Question

A bird flies for 4s with a velocity of $|t - 2|m/s$ in a straight line, where t is time in seconds. It covers a distance of
A. 2m
B. 4m
C. 6m
D. 8m

Answer 1

Hint: Distance covered can be calculated by taking the product of time taken by the bird and the velocity with which it is moving. Velocity is equal to the time derivative of distance travelled.
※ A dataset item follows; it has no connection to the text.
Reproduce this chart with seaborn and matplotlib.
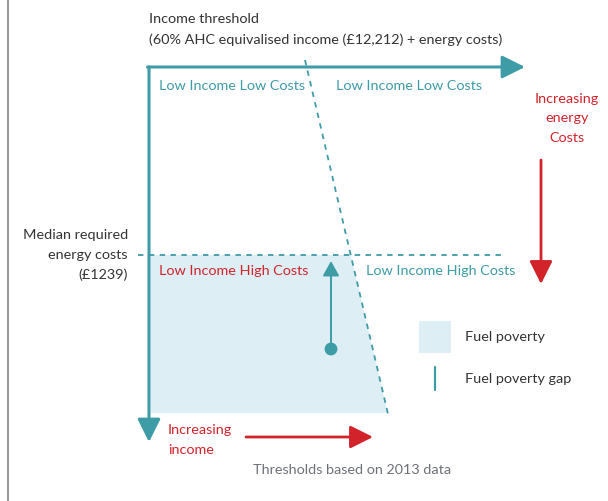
import numpy as np
import pandas as pd
import seaborn as sns
import matplotlib.pyplot as plt
from matplotlib.patches import Polygon, FancyArrowPatch

# diagram geometry (pixel space of the original graphic)
threshold_x = [305, 388]        # income threshold line, top -> bottom
threshold_y = [60, 414]
median_x = [138, 505]           # median required energy costs line
median_y = [255, 255]
axis_origin = (149, 67)
axis_x_end = 525
axis_y_end = 442
poverty_bottom = 413
gap_x = [331, 331]
gap_y = [349, 261]

teal = "#3d9ca6"
red = "#d2232a"
dark = "#333333"
grey = "#6d7178"
fill = "#ddeef5"

sns.set_theme(style="white")
plt.rcParams['font.family'] = ['Lato', 'DejaVu Sans']

fig = plt.figure(figsize=(6.08, 5.01), dpi=100)
ax = fig.add_axes([0, 0, 1, 1])


def reset_axes():
    ax.set_xlim(0, 608)
    ax.set_ylim(501, 0)
    ax.axis("off")


reset_axes()

# left grey rule
ax.plot([8, 8], [0, 501], color="#9a9a9a", lw=1.5)

# fuel poverty area: bounded by median line, threshold line and axes
slope = (threshold_x[1] - threshold_x[0]) / (threshold_y[1] - threshold_y[0])
x_at_median = threshold_x[0] + (median_y[0] - threshold_y[0]) * slope
x_at_bottom = threshold_x[0] + (poverty_bottom - threshold_y[0]) * slope
ax.add_patch(Polygon([(axis_origin[0] + 2, median_y[0]), (x_at_median, median_y[0]),
                      (x_at_bottom, poverty_bottom), (axis_origin[0] + 2, poverty_bottom)],
                     closed=True, facecolor=fill, edgecolor="none", zorder=1))

# dashed threshold lines
lines = pd.DataFrame({"x": threshold_x + median_x, "y": threshold_y + median_y,
                      "line": ["income"] * 2 + ["median"] * 2})
for name, grp in lines.groupby("line"):
    sns.lineplot(data=grp, x="x", y="y", ax=ax, color=teal, lw=1.3,
                 linestyle=(0, (3, 3)), sort=False, zorder=2)
reset_axes()

# main axes arrows
ax.add_patch(FancyArrowPatch((axis_origin[0] - 1.5, axis_origin[1]), (axis_x_end, axis_origin[1]),
                             arrowstyle="-|>,head_length=14,head_width=7", color=teal,
                             lw=2.2, mutation_scale=1, shrinkA=0, shrinkB=0, zorder=3))
ax.add_patch(FancyArrowPatch(axis_origin, (axis_origin[0], axis_y_end),
                             arrowstyle="-|>,head_length=14,head_width=7", color=teal,
                             lw=2.2, mutation_scale=1, shrinkA=0, shrinkB=0, zorder=3))

# fuel poverty gap arrow
ax.add_patch(FancyArrowPatch((gap_x[0], gap_y[0]), (gap_x[1], gap_y[1]),
                             arrowstyle="-|>,head_length=9,head_width=5", color=teal,
                             lw=1.4, mutation_scale=1, shrinkA=0, shrinkB=0, zorder=4))
sns.scatterplot(x=[gap_x[0]], y=[gap_y[0]], ax=ax, color=teal, s=85, edgecolor="none", zorder=5)
reset_axes()

# red direction arrows
ax.add_patch(FancyArrowPatch((541, 160), (541, 284),
                             arrowstyle="-|>,head_length=14,head_width=7", color=red,
                             lw=2, mutation_scale=1, shrinkA=0, shrinkB=0))
ax.add_patch(FancyArrowPatch((246, 437), (373, 437),
                             arrowstyle="-|>,head_length=14,head_width=7", color=red,
                             lw=2, mutation_scale=1, shrinkA=0, shrinkB=0))

fs = 10.4
ls = 1.75
ax.text(149, 19, "Income threshold", color=dark, fontsize=fs, va="center")
ax.text(149, 40, "(60% AHC equivalised income (£12,212) + energy costs)", color=dark, fontsize=fs, va="center")
ax.text(159, 86, "Low Income Low Costs", color=teal, fontsize=fs, va="center")
ax.text(336, 86, "Low Income Low Costs", color=teal, fontsize=fs, va="center")
ax.text(159, 271, "Low Income High Costs", color=red, fontsize=fs, va="center")
ax.text(366, 271, "Low Income High Costs", color=teal, fontsize=fs, va="center")
ax.text(567, 118, "Increasing\nenergy\nCosts", color=red, fontsize=fs, va="center", ha="center",
        linespacing=ls)
ax.text(128, 255, "Median required\nenergy costs\n(£1239)", color=dark, fontsize=fs, va="center",
        ha="right", multialignment="right", linespacing=ls)
ax.text(168, 440, "Increasing\nincome", color=red, fontsize=fs, va="center", linespacing=ls)
ax.text(352, 470, "Thresholds based on 2013 data", color=grey, fontsize=fs, va="center", ha="center")

# legend
ax.add_patch(plt.Rectangle((419, 321), 32, 32, facecolor=fill, edgecolor="none"))
ax.plot([435, 435], [367, 390], color=teal, lw=1.6)
ax.text(465, 337, "Fuel poverty", color=dark, fontsize=fs, va="center")
ax.text(465, 379, "Fuel poverty gap", color=dark, fontsize=fs, va="center")

fig.savefig("out.png", dpi=100)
Complete Step-by-Step solution:
$ t = 2s $
$v = |t - 2|m/s $
Velocity is a function of time here and we know that distance is equal to the product of time and velocity and must be a positive quantity. Therefore, for first 2sec,
$v = (2 - t)m/s$ and after 2 sec, $v = (t - 2)m/s$. Now, velocity is the time-derivative of distance. In differential form,
$ v = \dfrac{{dx}}{{dt}} \\
 \Rightarrow dx = vdt \\ $
Integrating both sides, we get
$ \int {dx = \int {vdt} } \\
   \Rightarrow x = \int\limits_0^2 {(2 - t)dt} + \int\limits_2^4 {(t - 2)dt} \\
   \Rightarrow x = \left[ {2t} \right]_0^2 - \left[ {\dfrac{{{t^2}}}{2}} \right]_0^2 + \left[ {\dfrac{{{t^2}}}{2}} \right]_2^4 - \left[ {2t} \right]_2^4 \\
   \Rightarrow x = 4 - 2 + 8 - 2 - 8 + 4 \\
   \Rightarrow x = 4m \\ $
Hence, the correct answer is option B.

Note: If we directly substitute the value of time t into the expression for velocity and then multiply velocity with time to get distance then we obtain option D which is wrong. This is because the velocity being a function of time means that there is instantaneous change taking place with time and we need to calculate the amount of change at every point which is done by integrating as done in the above solution.